England drew both of their Test series in 2023 and they will find it extremely difficult to come out on top in their latest red-ball assignment in India.
India are the top-ranked nation in the longest format of the sport and they love nothing more than to take down the old enemy at the best of times.
However, a home series against England whets the appetite more than most for India's fervent followers and there have been a host of memorable Test series between the two countries who first locked horns in 1933/34.
England haven't won a Test series in India since 2012, so Ben Stokes' men have it all to do, and there have been some memorable contests down the years.
Here we take a look at five of those thrilling series.

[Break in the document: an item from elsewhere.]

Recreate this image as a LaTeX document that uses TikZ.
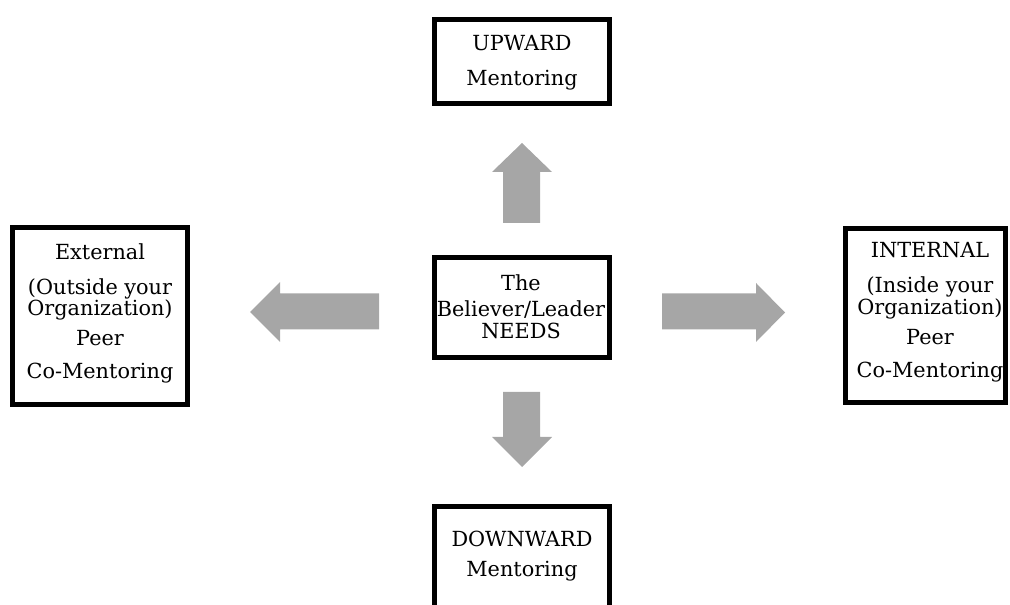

England's delayed Tour to India got off to the perfect start as Joe Root's men took a 1-0 lead in the series following a 227-run win in Chennai.
Root was playing in his 100th Test match for England and was named Player of the Match following scores of 218 and 40 that led his side to an emphatic victory. It was Root's 20th century in Test matches.

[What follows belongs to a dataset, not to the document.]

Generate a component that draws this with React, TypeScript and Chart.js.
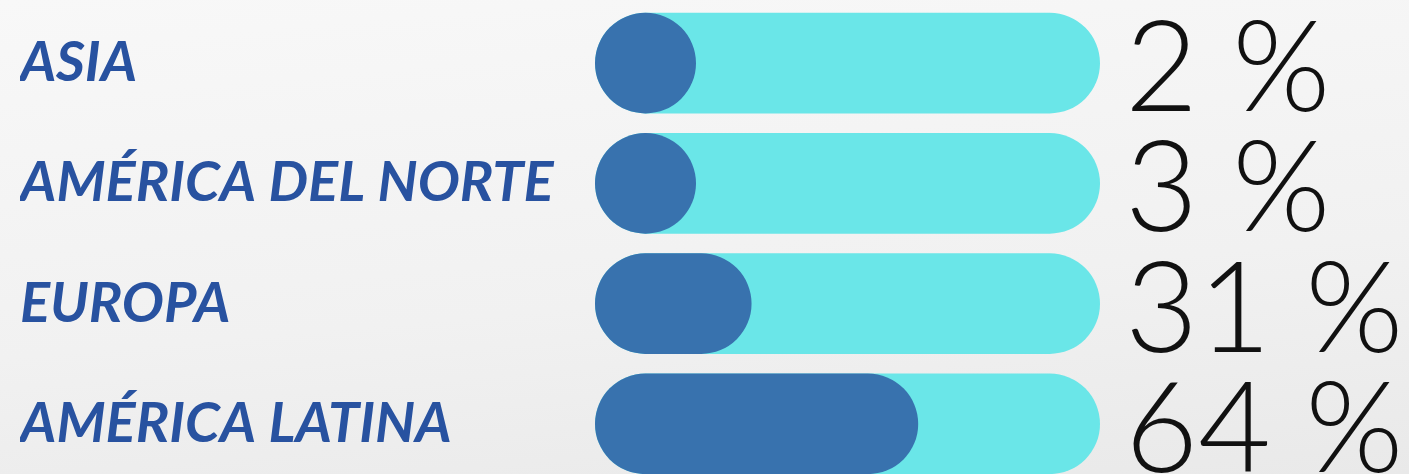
import React, { useEffect, useRef } from "react";
import { Chart, registerables } from "chart.js";

Chart.register(...registerables);

const regions = ["ASIA", "AMÉRICA DEL NORTE", "EUROPA", "AMÉRICA LATINA"];
const shares = [2, 3, 31, 64];
const trackTotals = [100, 100, 100, 100];

const labelColor = "#2852a0";
const barColor = "#3872ae";
const trackColor = "#6ae6e8";

const valueLabels = {
  id: "valueLabels",
  afterDatasetsDraw(chart: any) {
    const { ctx } = chart;
    const meta = chart.getDatasetMeta(0);
    ctx.save();
    ctx.font = "300 126px Lato";
    ctx.fillStyle = "#111111";
    ctx.textAlign = "left";
    ctx.textBaseline = "alphabetic";
    meta.data.forEach((el: any, i: number) => {
      ctx.fillText(shares[i] + " %", chart.chartArea.right + 25, el.y + 48);
    });
    ctx.restore();
  },
};

export default function App() {
  const ref = useRef<HTMLCanvasElement | null>(null);

  useEffect(() => {
    if (!ref.current) return;
    const chart = new Chart(ref.current, {
      type: "bar",
      data: {
        labels: regions,
        datasets: [
          {
            data: shares,
            backgroundColor: barColor,
            borderRadius: 60,
            borderSkipped: false,
            minBarLength: 101,
            barPercentage: 1,
            categoryPercentage: 0.836,
            grouped: false,
            order: 0,
          },
          {
            data: trackTotals,
            backgroundColor: trackColor,
            borderRadius: 60,
            borderSkipped: false,
            barPercentage: 1,
            categoryPercentage: 0.836,
            grouped: false,
            order: 1,
          },
        ],
      },
      options: {
        indexAxis: "y",
        animation: false,
        responsive: true,
        maintainAspectRatio: false,
        layout: { padding: { left: 20, right: 309, top: 3, bottom: 6 } },
        plugins: { legend: { display: false }, tooltip: { enabled: false } },
        scales: {
          x: { type: "linear", min: 0, max: 100, display: false },
          y: {
            type: "category",
            grid: { display: false },
            border: { display: false },
            afterFit(scale: any) {
              scale.width = 575;
              scale.paddingTop = 0;
              scale.paddingBottom = 0;
            },
            ticks: {
              crossAlign: "far",
              padding: 0,
              color: labelColor,
              font: { family: "Lato", size: 56, weight: "bold", style: "italic" },
            },
          },
        },
      },
      plugins: [valueLabels],
    });
    return () => chart.destroy();
  }, []);

  return (
    <div
      style={{
        position: "fixed",
        left: 0,
        top: 0,
        width: 1409,
        height: 474,
        overflow: "hidden",
        background: "linear-gradient(175deg, #f8f8f8 0%, #f1f1f1 60%, #e9e9e9 100%)",
      }}
    >
      <div style={{ position: "relative", width: 1409, height: 490 }}>
        <canvas ref={ref} />
      </div>
    </div>
  );
}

But that was about as good as it got for England, who felt the full force of the Indian fightback and lost the series 3-1.
The home side won the Second Test at the same venue by a whopping 317 runs, and they didn't let up for the remainder of the four-Test series, turning the screw in the Third and Fourth matches at the Narendra Modi Stadium in Ahmedabad.
Root turned his hand to bowling in the third match and claimed his first ever five-wicket haul, but the tourists failed with the bat and managed scores of just 112 and 81 in a humiliating 10-wicket defeat in a match which lasted just two days.
Things weren't much better in the final contest where India won by an innings and 25 runs, taking just 114 overs to knock off the 365 runs required for victory, and it was the latest in a long line of heavy defeats for England on the sub-continent.
A 4-0 whitewash was the outcome for England in 2016/17 where Alastair Cook led the tourists in a series which saw India record their highest-ever total in a Test match.
A solid start to the five-Test series saw the opening Test finish in a draw in Rajkot, where Cook and Ben Stokes both hit centuries.
After declaring in their second innings, England failed to take the necessary wickets to claim victory in the match, and that proved to be the catalyst for a collapse in the remaining matches.
Indian won the remaining four matches by 246 runs, 8 wickets, an innings and 36 runs and an innings and 75 runs and their total of 759/9 in the Fifth Test saw Karun Nair score 303 not out.
The victory put the icing on the cake for the Indians who broke their record for consecutive Tests without defeat, taking their total to 19 unbeaten matches.
The 2012/13 four-match series finished 2-1 to England for their first victory in India since 1984/85, while it was only the second time in that same period that they had avoided defeat. It also remains the last time the Three Lions have won a series in India.
The first time a touring party had won a Test series in India since the mid-eighties, captain Alastair Cook claimed it was England's biggest achievement in many, many years.
Former skipper Michael Vaughan echoed those sentiments, suggesting the victory was bigger than the 2010/11 Ashes Series triumph in Australia.
Cook was the star of the show scoring 562 runs in the series, and he was also named as player of the series.
Things looked ominous for England who lost the first Test by 9 wickets but they bounced back to win the next two before holding out for a draw in the Nagpur decider.
Woeful battling, poor squad selection and dodgy local cuisine were some of the many excuses offered up for England's miserable performances in this three-Test series which ended in a whitewash for the tourists, who were beset by internal conflicts.
All the talk prior to the Tour had centred on the omission of David Gower, who had averaged over 50 in the previous summer's series against Pakistan. His replacement was Dermot Reeve who ended up not even featuring in the Test series. The official reason for leaving Gower out of the squad was that he was "too old", but with veterans Mike Gatting and John Emburey also making the trip, this seemed rather spurious.
Questions about it were even raised in Parliament and a special general meeting of the MCC convened, but to no effect, and Gower's presence in India was as a media representative only.
Adding to the unsettled nature of the contest was the additional omission of Jack Russell, considered by most to be England's best wicket keeper, in favour of the largely untested Richard Blakey.
The series started with an eight-wicket win for the home side in the first Test, and it got worse for England in the second match where they were beaten by an innings and 22 runs.
Graham Gooch had been struck down by food poisoning on the eve of the second Test and that pretty much summed up England's tour as they finished with a whimper, losing the third Test by an innings and 15 runs.
The 1963/64 tour of India was remarkable in the fact that neither side won the five-Test series.
All five matches were drawn with the highlight of the series being the 27 wickets taken by England bowler Fred Titmus.
Plenty of runs were scored but neither side could edge to victory in the series.